International students not only need to understand interest rates, they also need to have a borrowing plan in order to make sure they are being responsible with their loan. Students should determine before taking out a loan exactly how much money they need to borrow. Problems that often occur for international students are not borrowing enough money, and over borrowing requiring them to pay back additional interest. Students should take out the right amount of money that they will need and determine what type of expenses they will occur. Common expenses include tuition and fees, housing costs, food, travel costs, insurance, and books. In addition, students should try to set up a plan on how and when they will pay the loan back. It is paramount to take financial responsibility and setup a detailed payment plan to make sure that a loan is the right option for the student.
It is important for students to understand that they will likely need a cosigner on their loan. A cosigner is an adult who is willing to stake their own finances by backing the student. The purpose of a cosigner is to give validity to the borrower’s ability to pay back the loan.

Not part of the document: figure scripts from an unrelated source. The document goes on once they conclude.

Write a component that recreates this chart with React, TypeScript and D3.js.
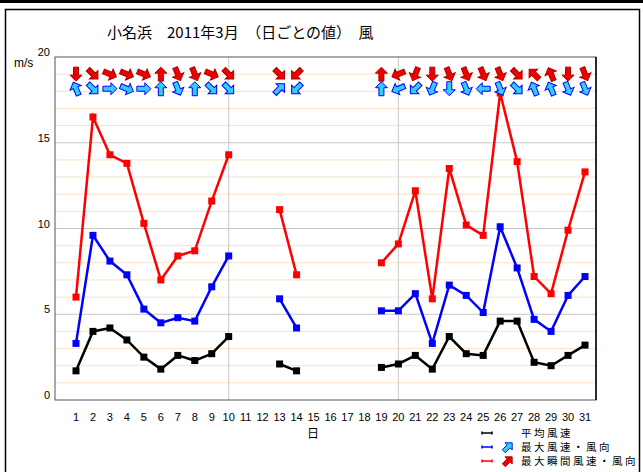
import React from "react";
import * as d3 from "d3";

const days = d3.range(1, 32);
const avgSpeed: (number | null)[] = [1.7, 4.0, 4.2, 3.5, 2.5, 1.8, 2.6, 2.3, 2.7, 3.7, null, null, 2.1, 1.7, null, null, null, null, 1.9, 2.1, 2.6, 1.8, 3.7, 2.7, 2.6, 4.6, 4.6, 2.2, 2.0, 2.6, 3.2];
const maxSpeed: (number | null)[] = [3.3, 9.6, 8.1, 7.3, 5.3, 4.5, 4.8, 4.6, 6.6, 8.4, null, null, 5.9, 4.2, null, null, null, null, 5.2, 5.2, 6.2, 3.3, 6.7, 6.1, 5.1, 10.1, 7.7, 4.7, 4.0, 6.1, 7.2];
const gustSpeed: (number | null)[] = [6.0, 16.5, 14.3, 13.8, 10.3, 7.0, 8.4, 8.7, 11.6, 14.3, null, null, 11.1, 7.3, null, null, null, null, 8.0, 9.1, 12.2, 5.9, 13.5, 10.2, 9.6, 17.9, 13.9, 7.2, 6.2, 9.9, 13.3];
const maxDir: (string | null)[] = ["南南東", "北西", "西", "西北西", "西", "南", "北北西", "南", "北西", "北西", null, null, "南西", "北東", null, null, null, null, "南", "東北東", "北東", "北北東", "北", "北北西", "東", "北北西", "北西", "南南東", "南南東", "北北西", "北北西"];
const gustDir: (string | null)[] = ["北", "北西", "西北西", "西北西", "西北西", "南", "北北西", "北北西", "西北西", "北西", null, null, "北西", "北東", null, null, null, null, "南", "東北東", "北北東", "北", "北北西", "北北西", "北北西", "北北西", "北西", "南東", "南南東", "北", "北北西"];
const compass = ["北", "北北東", "北東", "東北東", "東", "東南東", "南東", "南南東", "南", "南南西", "南西", "西南西", "西", "西北西", "北西", "北北西"];
const yTicks = [0, 5, 10, 15, 20];
const title = "小名浜　2011年3月　（日ごとの値）　風";
const legendLabels = ["平均風速", "最大風速・風向", "最大瞬間風速・風向"];

const W = 643, H = 472;
const x = d3.scaleLinear().domain([1, 31]).range([76, 585]);
const y = d3.scaleLinear().domain([0, 20]).range([400, 57]);
const plotL = 55, plotR = 596;

const arrowPath = "M0,-7 L6,-1 L2.5,-1 L2.5,7 L-2.5,7 L-2.5,-1 L-6,-1 Z";

function Arrow({ cx, cy, rot, fill, stroke, s = 1 }: { cx: number; cy: number; rot: number; fill: string; stroke: string; s?: number }) {
  return <path d={arrowPath} transform={`translate(${cx},${cy}) rotate(${rot}) scale(${s})`} fill={fill} stroke={stroke} strokeWidth={1} strokeLinejoin="miter" />;
}

function Series({ data, color }: { data: (number | null)[]; color: string }) {
  const line = d3.line<number | null>()
    .defined((d) => d !== null)
    .x((_, i) => x(days[i]))
    .y((d) => y(d as number));
  return (
    <g>
      <path d={line(data) || ""} fill="none" stroke={color} strokeWidth={2.5} />
      {data.map((d, i) => d === null ? null : (
        <rect key={i} x={x(days[i]) - 3.5} y={y(d) - 3.5} width={7} height={7} fill={color} />
      ))}
    </g>
  );
}

export default function App() {
  const minor = d3.range(1, 20).filter((v) => v % 5 !== 0);
  const dirRot = (d: string) => compass.indexOf(d) * 22.5 + 180;
  return (
    <svg width={W} height={H} style={{ position: "absolute", left: 0, top: 0, background: "#fff" }} fontFamily="'Liberation Sans', Arial, sans-serif">
      <rect x={0} y={0} width={W} height={3} fill="#000" />
      <rect x={5.5} y={9.5} width={634} height={470} fill="none" stroke="#000" strokeWidth={1.5} />
      <text x={107} y={38} fontSize={15} fontFamily="'Noto Sans CJK JP', sans-serif" fill="#000">{title}</text>

      {minor.map((v) => (
        <line key={v} x1={plotL} x2={plotR} y1={y(v)} y2={y(v)} stroke="#f7e3c3" strokeWidth={1} />
      ))}
      {[5, 10, 15].map((v) => (
        <line key={v} x1={plotL} x2={plotR} y1={y(v)} y2={y(v)} stroke="#c8c8c8" strokeWidth={1} />
      ))}
      {[10, 20].map((d) => (
        <line key={d} x1={x(d)} x2={x(d)} y1={y(20)} y2={y(0)} stroke="#c8c8c8" strokeWidth={1} />
      ))}
      <rect x={plotL} y={y(20)} width={plotR - plotL} height={y(0) - y(20)} fill="none" stroke="#555" strokeWidth={1} />
      <line x1={plotR} x2={plotR} y1={y(20)} y2={y(0)} stroke="#000" strokeWidth={1.5} />

      {yTicks.map((v) => (
        <text key={v} x={50} y={y(v) - 1} fontSize={11} textAnchor="end" fill="#000">{v}</text>
      ))}
      <text x={14} y={67} fontSize={12} fill="#000">m/s</text>

      {days.map((d) => (
        <text key={d} x={x(d)} y={421} fontSize={11} textAnchor="middle" fill="#000">{d}</text>
      ))}
      <text x={313} y={438} fontSize={12} textAnchor="middle" fontFamily="'Noto Sans CJK JP', sans-serif" fill="#000">日</text>

      <Series data={avgSpeed} color="#000000" />
      <Series data={maxSpeed} color="#0000ff" />
      <Series data={gustSpeed} color="#ff0000" />

      {gustDir.map((d, i) => d === null ? null : (
        <Arrow key={"g" + i} cx={x(days[i])} cy={y(19)} rot={dirRot(d)} fill="#ee0000" stroke="#aa0000" />
      ))}
      {maxDir.map((d, i) => d === null ? null : (
        <Arrow key={"m" + i} cx={x(days[i])} cy={y(18.15)} rot={dirRot(d)} fill="#33ccff" stroke="#0000ff" />
      ))}

      {legendLabels.map((lab, i) => {
        const ly = 433 + i * 14;
        const col = ["#000000", "#0000ff", "#ff0000"][i];
        return (
          <g key={i}>
            <line x1={482} x2={492} y1={ly} y2={ly} stroke={col} strokeWidth={1.5} />
            <line x1={482} x2={482} y1={ly - 1.5} y2={ly + 1.5} stroke={col} strokeWidth={1.5} />
            <line x1={492} x2={492} y1={ly - 1.5} y2={ly + 1.5} stroke={col} strokeWidth={1.5} />
            {i === 1 && <Arrow cx={508} cy={ly} rot={45} s={0.85} fill="#33ccff" stroke="#0000ff" />}
            {i === 2 && <Arrow cx={508} cy={ly} rot={45} s={0.85} fill="#ee0000" stroke="#aa0000" />}
            <text x={521} y={ly + 4} fontSize={10.5} letterSpacing={2.5} fontFamily="'Noto Sans CJK JP', sans-serif" fill="#000">{lab}</text>
          </g>
        );
      })}
    </svg>
  );
}
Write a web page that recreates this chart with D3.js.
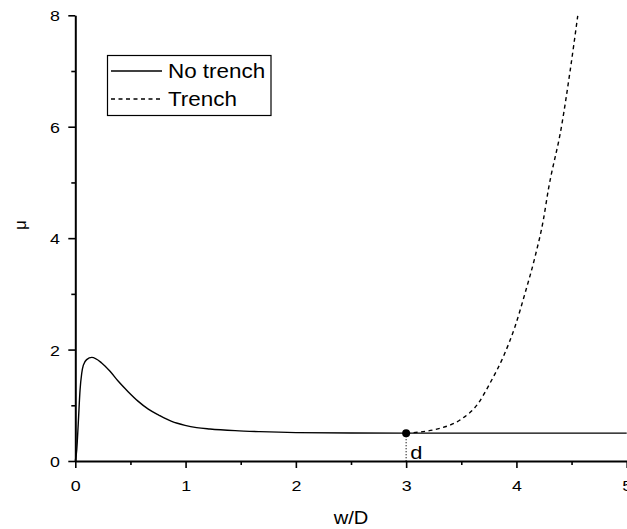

This way, if the student does not follow through on their commitment to repay the loan the cosigner will become responsible for the debt and any missed payments or defaulting will be reflected on their credit. A cosigner can be a parent or guardian or a friend. For international students studying in the United States, a cosigner is required most of the time and needs to be a United States citizen or permanent resident with a strong credit history who has lived in the US for the past two years. In select instances international students are able to obtain a no cosigner loan.
International students will find that with proper education and understanding financing a international program will be easy and successful. The center of the education starts with knowing what an interest rate is, how it works, and prepare in advance a smart financial plan for the repayment of the loan and interest. With this international student loan, students will find they have the financing available to truly enjoy their time studying abroad. It will be less time worrying about pinching every penny, and more time to devote to a great new adventure studying abroad. Many students will find that the costs of study abroad trips often parallel that of a semester at their home academic institution. Some individuals take out student loans and consider interest rates while studying in their native country, a task that is no different from trying to obtain loan money for study abroad trip. Education and knowledge will take international students far and allow them to truly enjoy studying abroad.